2 days before flying to Hack the North, Darryl forgot his keys and spent the better part of an afternoon retracing his steps to find it- But what if there was a personal assistant that remembered everything for you? Memories should be made easier with the technologies we have today.
A camera records you as you go about your day to day life, storing "comic book strip" panels containing images and context of what you're doing as you go about your life. When you want to remember something you can ask out loud, and it'll use Open AI's API to search through its "memories" to bring up the location, time, and your action when you lost it. This can help with knowing where you placed your keys, if you locked your door/garage, and other day to day life.

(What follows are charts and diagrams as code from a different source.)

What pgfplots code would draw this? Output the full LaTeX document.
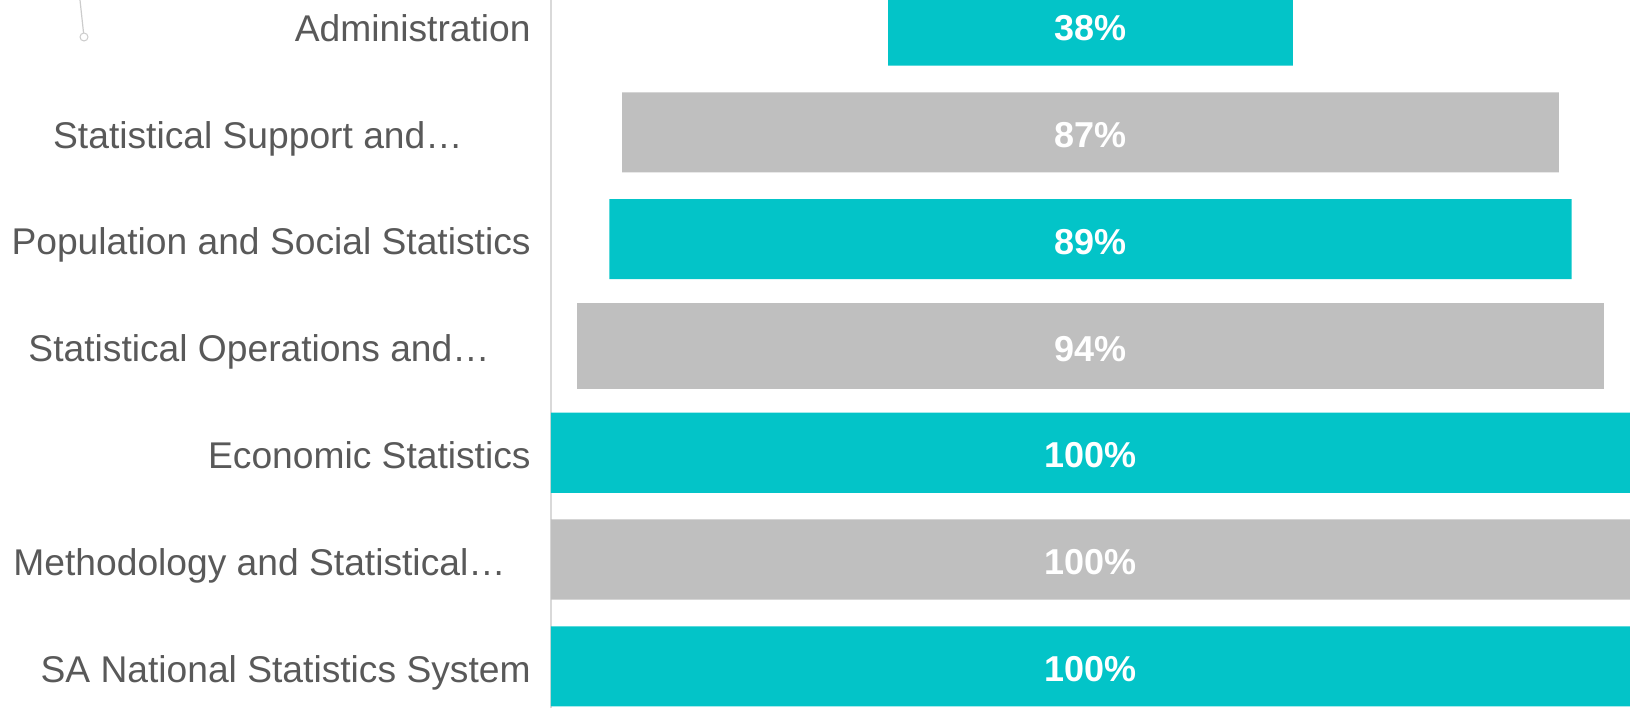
\documentclass[border=0pt]{standalone}
\usepackage{pgfplots}
\pgfplotsset{compat=1.18}
\usepackage{pgfplotstable}
\usepackage{fontspec}
\setmainfont{Liberation Sans}
\definecolor{tealbar}{HTML}{03C4C8}
\definecolor{greybar}{HTML}{BFBFBF}
\definecolor{labgrey}{HTML}{595959}
\definecolor{axgrey}{HTML}{D9D9D9}
\definecolor{artgrey}{HTML}{CCCCCC}

% k: position (0 = bottom); off = (100 - bar length)/2 (invisible spacer)
% bar lengths as drawn in the picture
\pgfplotstableread{
k off   teal  grey  greyb
0 0     100   0     0
1 0     0     100   0
2 0     100   0     0
3 2.45  0     0     95.1
4 5.4   89.2  0     0
5 6.6   0     86.8  0
6 31.25 37.5  0     0
}\bars

% printed values
\pgfplotstableread{
k x v
0 50 100
1 50 100
2 50 100
3 50 94
4 50 89
5 50 87
6 50 38
}\labs

\begin{document}
\begin{tikzpicture}
\begin{axis}[
  at={(275.5pt,0pt)}, anchor=south west,
  width=539.5pt, height=354pt, scale only axis,
  xbar stacked, bar width=0.75,
  xmin=0, xmax=100, ymin=-0.3904, ymax=6.2388,
  axis x line=none, axis y line*=left,
  y axis line style={draw=axgrey, line width=0.8pt},
  ytick={0,...,6},
  yticklabels={SA National Statistics System,
    Methodology and Statistical…\hspace*{12.5pt},
    Economic Statistics,
    Statistical Operations and…\hspace*{20.5pt},
    Population and Social Statistics,
    Statistical Support and…\hspace*{34pt},
    Administration},
  major tick length=0pt,
  yticklabel style={anchor=base east, inner sep=0pt, xshift=-10pt, yshift=-7.85pt,
    font=\fontsize{18.6pt}{22pt}\selectfont, text=labgrey},
]
\addplot[draw=none, fill=none] table[x=off, y=k] {\bars};
\addplot[draw=none, fill=tealbar] table[x=teal, y=k] {\bars};
\addplot[draw=none, fill=greybar] table[x=grey, y=k] {\bars};
\addplot[draw=none, fill=greybar, bar width=0.805] table[x=greyb, y=k] {\bars};
\end{axis}
\begin{axis}[
  at={(275.5pt,0pt)}, anchor=south west,
  width=539.5pt, height=354pt, scale only axis,
  xmin=0, xmax=100, ymin=-0.3904, ymax=6.2388,
  hide axis,
]
\addplot[only marks, mark=none, nodes near coords={\pgfplotspointmeta\%},
  point meta=explicit symbolic,
  every node near coord/.style={anchor=base, inner sep=0pt, yshift=-7.55pt,
    font=\fontsize{18pt}{22pt}\selectfont\bfseries, text=white}]
  table[x=x, y=k, meta=v] {\labs};
\end{axis}
\draw[artgrey, line width=0.6pt] (40pt,354pt) -- (42pt,335.5pt);
\draw[artgrey, line width=0.5pt, fill=white] (42pt,335.5pt) circle (2pt);
\pgfresetboundingbox
\useasboundingbox (0,0) rectangle (815pt,354pt);
\end{tikzpicture}
\end{document}
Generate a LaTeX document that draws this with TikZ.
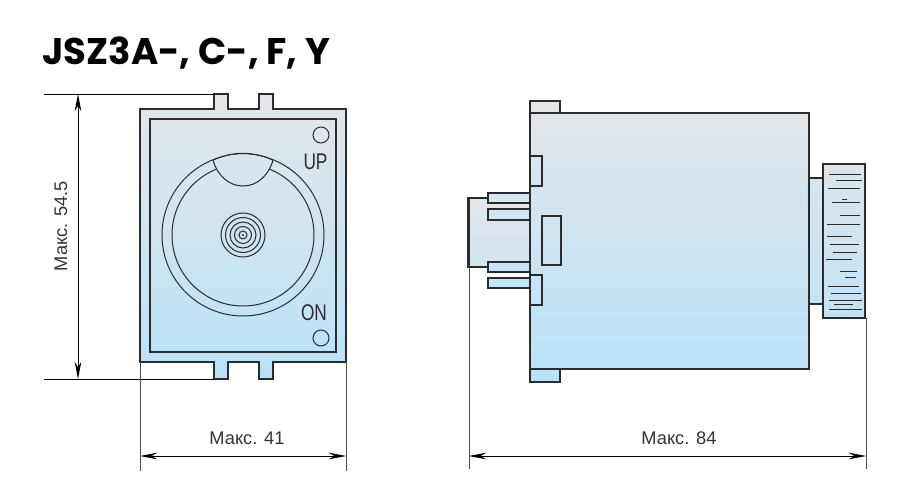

The React-based UI interface records using your webcam, screenshotting every second, and stopping at the 9 second mark before creating a 3x3 comic image. This was done because having static images would not give enough context for certain scenarios, and we wanted to reduce the rate of API requests per image. After generating this image, it sends this to OpenAI's turbo vision model, which then gives contextualized info about the image. This info is then posted sent to our Express.JS service hosted on Vercel, which in turn parses this data and sends it to a Cloud Firestore (a Firebase database). To re-access this data, the browser's built in speech recognition is utilized by us along with the SpeechSynthesis API in order to communicate back and forth with the user. The user speaks, the dialogue is converted into text and processed by Open AI, which then classifies it as either a search for an action, or an object find. It then searches through the database and speaks out loud with a naturalized response.
We originally planned on using a VR headset, webcam, NEST camera, or anything external with a camera, which we could attach to our bodies somehow. Unfortunately the hardware lottery didn't go our way; to combat this, we decided to make use of MacOS's continuity feature, using our iPhone camera connected to our macbook as our primary input.
As a two person team, we're proud of how well we were able to work together and silo our tasks so they didn't interfere with each other. Also, this was Michelle's first time working with Express.JS and Firebase, so we're proud of how fast we were able to learn!
We learned about OpenAI's turbo vision API capabilities, how to work together as a team, how to sleep effectively on a couch and with very little sleep.
We originally had a vision for people with amnesia and memory loss problems, where there would be a catalogue for the people that they've met in the past to help them as they recover. We didn't have too much context on these health problems however, and limited scope, so in the future we would like to implement a face recognition feature to help people remember their friends and family.